It is Kurtz's abandoning all previously cherished codes of conduct and morality that strikes Marlow as so fascinating. No longer pretending to be a force of "civilization" (as the Company does), Kurtz has moved beyond the confines of modern morality and ideas about right and wrong. When Marlow says that Kurtz "had kicked himself loose of the earth," he is metaphorically implying that Kurtz broke free from the restraints of the basic morality (a sense of right and wrong) that creates order in the world — but Marlow then qualifies this idea with, "Confound the man! he had kicked the very earth to pieces." In other words, Kurtz has not created a new code of conduct or morality — he has dismissed the very idea of morality altogether. This is why Marlow cannot "appeal" to him in the name of country, finance, or even humanity. Like Frankenstein's creature, Kurtz is in the world but not of it.
The Company wants to get rid of Kurtz because he reveals the lie to their methods. He collects more ivory than any other agent because he uses absolute brute force in collecting it and never hides his real intentions behind the kind of philosophy espoused by Marlow's aunt in Part 1. The Company, however, does not want to appear "loose from the earth" like their number-one agent, which is why its representatives (the Manager and the spectacled man who accosts Marlow in Brussels about Kurtz's papers) want to ensure that Europeans never learn the truth about him.
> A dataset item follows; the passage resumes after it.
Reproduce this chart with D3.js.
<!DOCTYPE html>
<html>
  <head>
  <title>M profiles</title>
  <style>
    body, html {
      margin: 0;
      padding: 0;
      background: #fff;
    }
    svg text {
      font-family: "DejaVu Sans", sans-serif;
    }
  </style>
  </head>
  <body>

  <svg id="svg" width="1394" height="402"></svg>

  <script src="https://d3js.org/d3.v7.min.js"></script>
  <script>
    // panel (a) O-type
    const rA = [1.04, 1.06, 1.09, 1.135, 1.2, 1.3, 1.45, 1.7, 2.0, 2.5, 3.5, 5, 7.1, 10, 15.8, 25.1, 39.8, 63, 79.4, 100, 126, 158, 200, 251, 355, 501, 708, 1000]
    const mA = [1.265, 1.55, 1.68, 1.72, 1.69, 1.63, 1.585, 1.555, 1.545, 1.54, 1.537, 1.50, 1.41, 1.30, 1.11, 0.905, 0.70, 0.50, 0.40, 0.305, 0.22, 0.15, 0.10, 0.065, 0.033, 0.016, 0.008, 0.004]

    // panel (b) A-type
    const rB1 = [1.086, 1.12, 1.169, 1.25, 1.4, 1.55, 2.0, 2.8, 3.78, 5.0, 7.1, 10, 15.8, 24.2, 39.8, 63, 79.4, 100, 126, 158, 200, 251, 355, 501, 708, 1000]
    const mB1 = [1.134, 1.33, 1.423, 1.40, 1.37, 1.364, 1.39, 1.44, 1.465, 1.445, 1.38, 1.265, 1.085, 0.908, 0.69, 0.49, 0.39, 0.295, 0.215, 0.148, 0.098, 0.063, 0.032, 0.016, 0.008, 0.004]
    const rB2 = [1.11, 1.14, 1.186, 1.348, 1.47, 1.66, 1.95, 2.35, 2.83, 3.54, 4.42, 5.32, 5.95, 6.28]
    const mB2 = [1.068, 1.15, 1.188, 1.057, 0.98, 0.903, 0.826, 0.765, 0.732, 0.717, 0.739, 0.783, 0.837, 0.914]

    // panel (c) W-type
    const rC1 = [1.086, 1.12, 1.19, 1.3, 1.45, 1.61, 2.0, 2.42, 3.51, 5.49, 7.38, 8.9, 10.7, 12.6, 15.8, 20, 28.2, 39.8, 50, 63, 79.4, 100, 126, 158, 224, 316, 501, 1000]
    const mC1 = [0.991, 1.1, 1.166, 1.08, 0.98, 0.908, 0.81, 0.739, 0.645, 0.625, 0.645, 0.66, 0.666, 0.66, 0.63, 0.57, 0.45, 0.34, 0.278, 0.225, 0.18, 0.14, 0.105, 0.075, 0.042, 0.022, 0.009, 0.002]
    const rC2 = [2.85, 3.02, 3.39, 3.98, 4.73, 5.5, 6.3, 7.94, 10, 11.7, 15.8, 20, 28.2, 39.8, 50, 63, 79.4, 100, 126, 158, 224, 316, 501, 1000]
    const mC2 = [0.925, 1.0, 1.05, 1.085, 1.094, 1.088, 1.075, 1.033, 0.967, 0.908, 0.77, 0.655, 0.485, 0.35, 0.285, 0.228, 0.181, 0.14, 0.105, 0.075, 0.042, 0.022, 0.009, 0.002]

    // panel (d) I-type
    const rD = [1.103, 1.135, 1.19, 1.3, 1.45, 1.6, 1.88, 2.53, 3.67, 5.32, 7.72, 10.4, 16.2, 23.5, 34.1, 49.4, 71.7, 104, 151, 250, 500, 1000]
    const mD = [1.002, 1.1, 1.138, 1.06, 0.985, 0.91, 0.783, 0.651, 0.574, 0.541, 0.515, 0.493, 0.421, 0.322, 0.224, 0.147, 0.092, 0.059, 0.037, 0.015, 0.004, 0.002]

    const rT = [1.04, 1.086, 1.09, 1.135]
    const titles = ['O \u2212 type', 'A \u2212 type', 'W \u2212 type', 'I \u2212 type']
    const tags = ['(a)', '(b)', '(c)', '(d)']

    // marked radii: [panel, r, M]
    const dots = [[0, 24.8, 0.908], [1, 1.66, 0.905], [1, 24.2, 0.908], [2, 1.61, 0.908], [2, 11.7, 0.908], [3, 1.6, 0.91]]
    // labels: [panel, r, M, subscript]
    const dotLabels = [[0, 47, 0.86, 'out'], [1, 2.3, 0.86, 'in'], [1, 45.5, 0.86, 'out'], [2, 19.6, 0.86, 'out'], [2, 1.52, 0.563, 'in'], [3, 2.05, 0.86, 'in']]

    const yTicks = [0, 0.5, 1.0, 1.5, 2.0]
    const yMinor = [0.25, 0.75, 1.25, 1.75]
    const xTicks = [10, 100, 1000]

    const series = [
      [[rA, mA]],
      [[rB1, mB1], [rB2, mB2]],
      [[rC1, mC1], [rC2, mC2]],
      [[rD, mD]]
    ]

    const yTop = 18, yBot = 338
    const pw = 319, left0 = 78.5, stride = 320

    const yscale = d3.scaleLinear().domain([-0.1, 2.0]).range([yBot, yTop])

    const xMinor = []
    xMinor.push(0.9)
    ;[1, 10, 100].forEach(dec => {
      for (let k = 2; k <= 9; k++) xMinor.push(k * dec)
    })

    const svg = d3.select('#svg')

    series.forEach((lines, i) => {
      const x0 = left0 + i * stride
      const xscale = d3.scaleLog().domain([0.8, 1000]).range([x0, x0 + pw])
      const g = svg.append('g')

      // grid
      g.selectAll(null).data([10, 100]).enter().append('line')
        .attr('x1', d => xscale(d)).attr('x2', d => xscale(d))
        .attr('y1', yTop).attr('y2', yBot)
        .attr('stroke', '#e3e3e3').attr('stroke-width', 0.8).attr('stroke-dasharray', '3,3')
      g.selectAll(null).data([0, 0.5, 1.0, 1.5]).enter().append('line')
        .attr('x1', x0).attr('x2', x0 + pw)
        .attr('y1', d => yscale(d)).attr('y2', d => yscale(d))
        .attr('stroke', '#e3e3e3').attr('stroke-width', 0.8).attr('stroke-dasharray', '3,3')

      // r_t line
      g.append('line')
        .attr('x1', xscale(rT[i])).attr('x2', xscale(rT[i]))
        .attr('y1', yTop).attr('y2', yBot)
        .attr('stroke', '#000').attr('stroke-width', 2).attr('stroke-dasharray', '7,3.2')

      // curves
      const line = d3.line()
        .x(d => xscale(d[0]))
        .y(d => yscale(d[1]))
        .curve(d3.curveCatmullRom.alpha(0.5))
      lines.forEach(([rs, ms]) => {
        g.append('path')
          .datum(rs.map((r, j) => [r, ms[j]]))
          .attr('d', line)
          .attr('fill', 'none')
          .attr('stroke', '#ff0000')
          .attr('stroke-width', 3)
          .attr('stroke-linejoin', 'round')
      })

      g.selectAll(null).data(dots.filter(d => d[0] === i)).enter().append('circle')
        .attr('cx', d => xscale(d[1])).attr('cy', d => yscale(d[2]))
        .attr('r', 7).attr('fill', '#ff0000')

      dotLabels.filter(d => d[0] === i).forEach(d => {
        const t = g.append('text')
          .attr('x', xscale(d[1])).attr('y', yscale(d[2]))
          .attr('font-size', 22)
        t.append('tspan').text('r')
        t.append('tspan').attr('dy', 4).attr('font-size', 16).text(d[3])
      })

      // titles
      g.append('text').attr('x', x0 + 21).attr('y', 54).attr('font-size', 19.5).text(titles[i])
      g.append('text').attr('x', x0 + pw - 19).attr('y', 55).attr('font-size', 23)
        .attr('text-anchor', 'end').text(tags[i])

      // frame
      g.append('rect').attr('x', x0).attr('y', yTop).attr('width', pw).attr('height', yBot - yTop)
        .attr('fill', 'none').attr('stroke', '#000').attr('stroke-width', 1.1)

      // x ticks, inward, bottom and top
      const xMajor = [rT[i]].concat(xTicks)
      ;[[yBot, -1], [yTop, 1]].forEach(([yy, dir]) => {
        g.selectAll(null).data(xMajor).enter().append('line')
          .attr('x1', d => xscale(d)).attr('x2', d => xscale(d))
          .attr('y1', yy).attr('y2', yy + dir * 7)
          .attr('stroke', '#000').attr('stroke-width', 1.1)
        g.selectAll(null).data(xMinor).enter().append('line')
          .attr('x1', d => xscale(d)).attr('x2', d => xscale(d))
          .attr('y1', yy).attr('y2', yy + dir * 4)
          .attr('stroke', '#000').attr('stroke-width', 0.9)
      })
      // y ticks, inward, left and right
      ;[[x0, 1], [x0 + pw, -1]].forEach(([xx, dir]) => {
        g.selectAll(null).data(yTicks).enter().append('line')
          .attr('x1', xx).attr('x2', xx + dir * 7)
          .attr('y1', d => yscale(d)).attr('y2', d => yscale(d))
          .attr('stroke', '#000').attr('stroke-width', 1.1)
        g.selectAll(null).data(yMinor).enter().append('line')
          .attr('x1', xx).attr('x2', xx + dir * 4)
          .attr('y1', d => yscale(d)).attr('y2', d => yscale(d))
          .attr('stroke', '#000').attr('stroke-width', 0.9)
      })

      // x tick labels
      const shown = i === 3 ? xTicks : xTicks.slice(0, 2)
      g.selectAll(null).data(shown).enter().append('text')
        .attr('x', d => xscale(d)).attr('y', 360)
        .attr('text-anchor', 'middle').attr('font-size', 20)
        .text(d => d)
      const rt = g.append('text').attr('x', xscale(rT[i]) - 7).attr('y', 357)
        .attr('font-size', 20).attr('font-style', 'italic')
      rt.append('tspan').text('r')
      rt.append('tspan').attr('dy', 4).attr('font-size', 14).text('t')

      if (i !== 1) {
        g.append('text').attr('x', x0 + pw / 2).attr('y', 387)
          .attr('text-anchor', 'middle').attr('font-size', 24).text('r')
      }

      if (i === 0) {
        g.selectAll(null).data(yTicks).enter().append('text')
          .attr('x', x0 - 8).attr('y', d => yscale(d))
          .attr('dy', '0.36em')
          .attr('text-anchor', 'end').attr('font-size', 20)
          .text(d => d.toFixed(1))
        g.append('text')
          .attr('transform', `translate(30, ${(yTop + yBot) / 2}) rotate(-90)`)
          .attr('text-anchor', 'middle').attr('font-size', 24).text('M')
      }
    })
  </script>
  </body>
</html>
Marlow, while not admiring Kurtz's "methods," does appreciate how Kurtz was able to journey into that part of himself that he (and the rest of us) suppress. According to Marlow, Kurtz was a noteworthy man because "he had made that last stride, he had stepped over the edge, while I had been permitted to draw back my hesitating foot." Kurtz is not heroic, but he is more of an adventurer than Marlow ever imagined he could be — instead of voyaging into an unknown continent, he voyaged into the unknown parts of his own soul. For this alone, Marlow feels the need to safeguard Kurtz's reputation, because no one who had not made such a journey into himself could ever possibly understand Kurtz's.
What Kurtz himself thinks of his own actions and "kicking the earth to pieces" is much more difficult to pinpoint; his final words — "The horror! The horror!" — have elicited an enormous amount of critical commentary. Marlow suggests that these words reflect Kurtz's "supreme moment of complete knowledge" — an epiphany in which Kurtz saw exactly what succumbing to his own darkness had done to him. Care should be taken, however, not to read Kurtz's finals words as an apology or deathbed retraction of his life. Heart of Darkness is not a fable, and one of its themes is that the darkness courted by Kurtz is potentially in everyone's heart — not just the one belonging to this "voracious" demagogue. Kurtz may be commenting on the force for which he has given his life, or the fact that he will not live long enough to finish his "great plans." Conrad's deliberately ambiguous choice of Kurtz's dying words allows for a number of interpretations while simultaneously refusing the reader the comfort he or she would feel in reducing Kurtz to neat categories and descriptions. Like Africa, Kurtz is mysterious, and the workings of his heart at his "supreme moment" remain mysterious as well.
Still, the only character remotely aware of what Kurtz did and what drove him is Marlow, which is why, upon his return to Europe, he finds the people there to be "intruders whose knowledge of life" is "an irritating pretence." He finds them "offensive" because of their self-assuredness in their morals and belief in the inherent "rightness" of their civilization — a "rightness" Marlow now scorns because he sees it (like the Company's wish to bring the "light of civilization" into Africa) as a façade. This is why, in the opening pages of his narrative, Marlow speaks of the Romans conquering England, which "has been one of the dark places of the earth." Marlow now understands that empires are not built without the kinds of activities he witnessed in the Congo and that the "civilization" that is held in such esteem is, in a sense, "just robbery with violence, aggravated murder on a grand scale, and men going at it blind." While Marlow never wishes to abandon civilization in favor of the path chosen by Kurtz, he can no longer view it with the same enthusiasm and comfort that he did before working for the Company. Kurtz has taught him too much.